In all, the collection contains nearly 5,000 pieces representing countries throughout West, East, Central, and North Africa. The strongest collections come from the Tetela of eastern Zaire, obtained by John White in the late 1920s and early 1930s; the Hausa and Yoruba of Nigeria, collected by Arnold Rubin, former professor of Art History at UCLA; the Hausa of Nigeria, collected by renowned art historian Roy Sieber; over 1,200 objects and textiles from Liberia; and a large number of musical instruments collected throughout Africa by pioneering ethnomusicologist, Laura Boulton. Other African collections include materials from Angola, Cameroon, Kenya, Cote d'Ivoire, Ethiopia, Gabon, Guinea, Liberia, Mali, Sierra Leone, Uganda, and Zambia.
The Asian collection contains nearly 3,000 items from East Asia, Central Asia, Southern Asia, and Southeast Asia. The Pacific-Oceania collection includes materials from Java, Philippines, Malaysia, Papua New Guinea, and Palau.
Central and South American Materials
The Central and South American ethnographic collections consist of approximately 4,700 artifacts mostly dating to the mid-20th century, but some are considerably older. Cultures of Mexico, Guatemala, Brazil, Surinam, Colombia, and Peru account for most of the ethnographic holdings.
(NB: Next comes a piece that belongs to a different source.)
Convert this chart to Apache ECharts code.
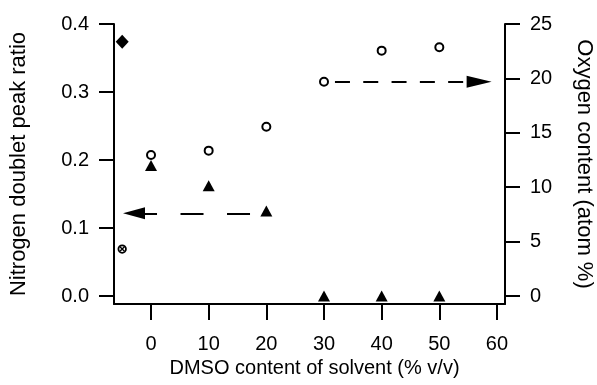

North American/European American Materials
These collections largely represent the American Midwest and particularly Indiana historic materials. The museum also has several collections of folk art, including many European American works. These include paintings by Emma Schrock, coverlets from the 1800s, and quilts by Midwestern craftswomen of the 1800s and 1900s.
North American/Native American Materials
The ethnographic collections of Native American materials consist of approximately 2,300 objects. Most of the collections represent the early to mid-20th century, although there are some older pieces. Objects represent the Pawnee Nation, Florida Seminole groups, several Southwestern Pueblos, and Navajo. The Griest Collection, made at Utqiagvik (formerly Barrow), Alaska in the 1920s and 1930s, includes—in addition to around 100 ethnographic items—over 3,000 artifacts collected from the surface of beaches and tundra around Barrow.
The museum's collection of over 2,000 ethnomusicology items is one of the largest such collections in the country, and includes materials from all continents.
The museum has several significant collections of photographic materials. These include over 8,000 images of the Wanamaker Collection of Native American photographs; the 1,000 image Shaw-Starks and Shaw-East Collections of Bloomington, ca. 1910-1935; and the Elizabeth Bridgwaters and John Drake collections—totaling well over 900 images—documenting the African American community in Bloomington, ca. 1890-1990.
The textile collections, featuring over 3,000 pieces, contains domestic items such as rugs and bed covers, garments of all kinds including shoes and hats, wrap-around garments, and cloth length samples. This sub-collection also contains examples of the skill and variety in world textile work: Southeast Asian batik and ikat, Andean in-loom embroidery, African resist dying and embroidery, Sea Island Gullah quilts, Central Asian garment construction and embroidery, Middle Eastern tapestry and carpet-weaving, Seminole patchwork, and Pueblo and Navajo upright and belt loom textiles.